US commission for putting India on religious freedom blacklist

Washington, April 22 : An independent commission of the US has recommended for the second year in a row that India be placed on a blacklist for religious freedom, saying treatment of minorities had deteriorated further.

The US Commission on International Religious Freedom in its annual report said that “religious freedom conditions in India continued their negative trajectory.”

The Indian government last year responded angrily to the call by the commission and there remains little chance that the US State Department will take its advice and condemn India, an increasingly close US ally.

The commission, which offers recommendations but does not set US policy, said that Indian Prime Minister Narendra Modi’s government “promoted Hindu nationalist policies resulting in systematic, ongoing and egregious violations of religious freedom.”
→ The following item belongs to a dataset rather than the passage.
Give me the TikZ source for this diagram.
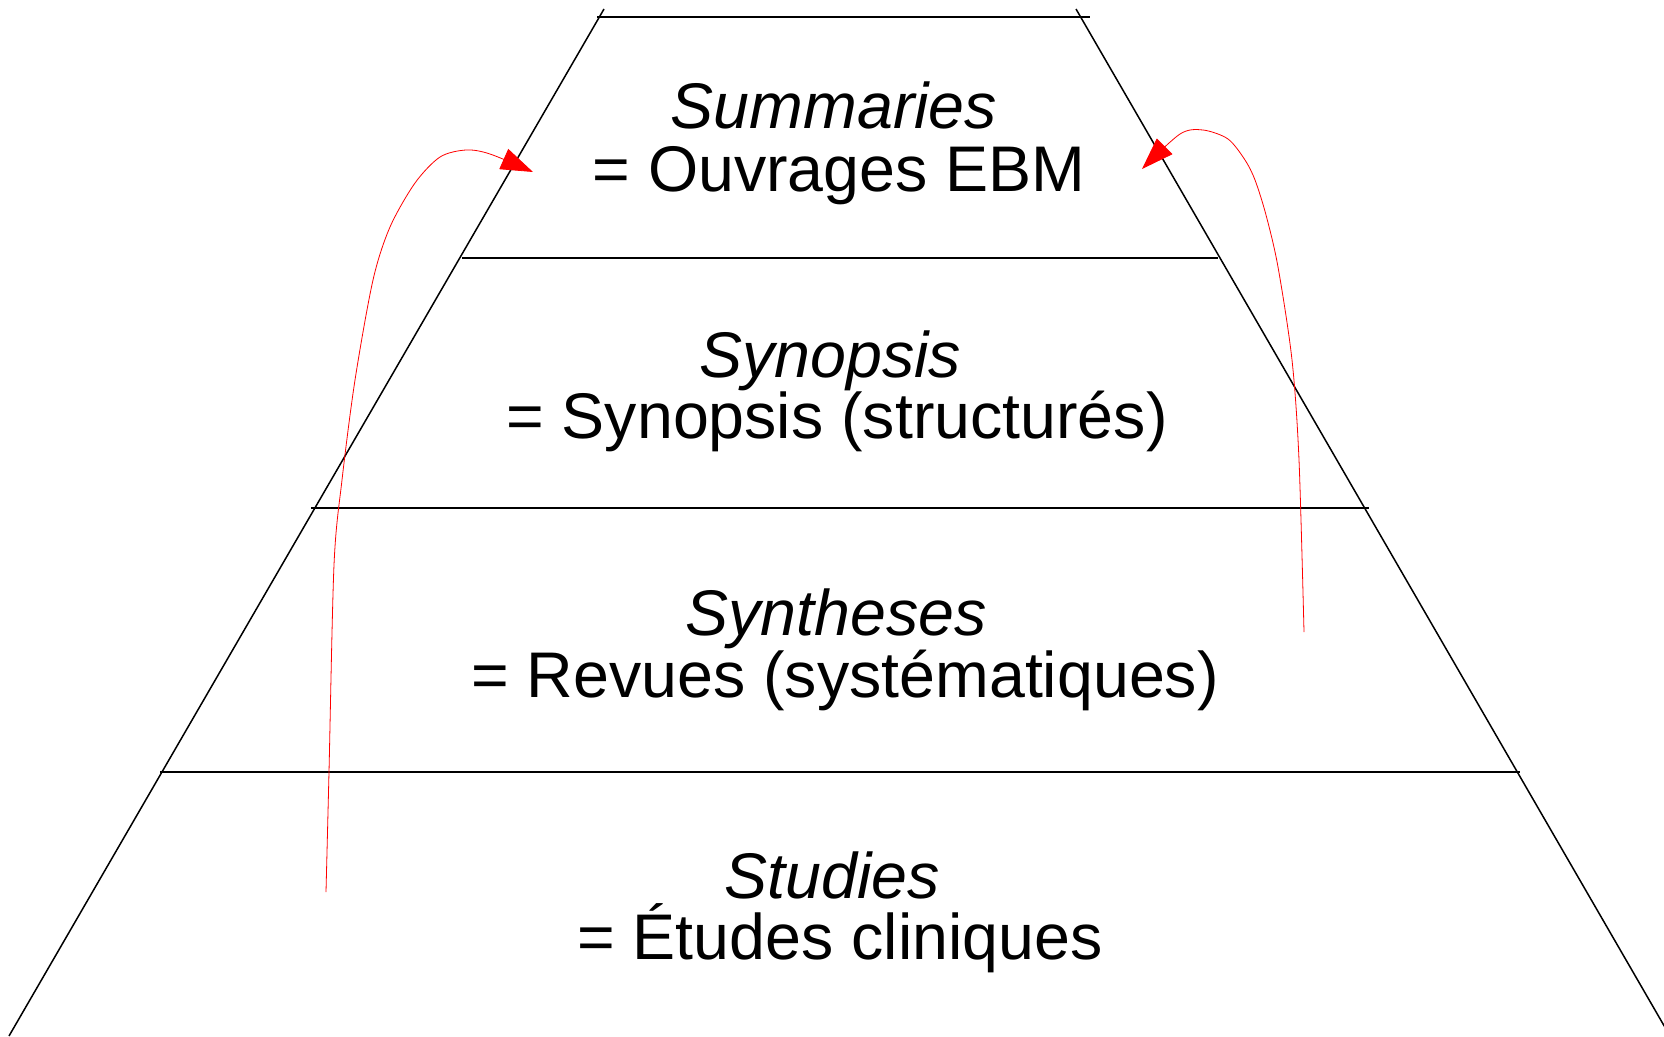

It pointed to allegations of police complicity in violence against Muslims during deadly riots in New Delhi last year and continued concerns over a citizenship law championed by Modi that critics say defines Muslims as non-Indian.

The commission also maintained that the Indian government has been stifling dissent and voiced concern over the rise of restrictions on inter-faith marriages including in India’s largest state Uttar Pradesh.

The commission recommended that the State Department designate India as a “country of particular concern”, a blacklist that includes China, Saudi Arabia, Eritrea, Iran, Myanmar, Nigeria, North Korea, Tajikistan, Turkmenistan and other countries.

In addition to India, the commission also called on the State Department to add Russia, Syria and Vietnam to the blacklist.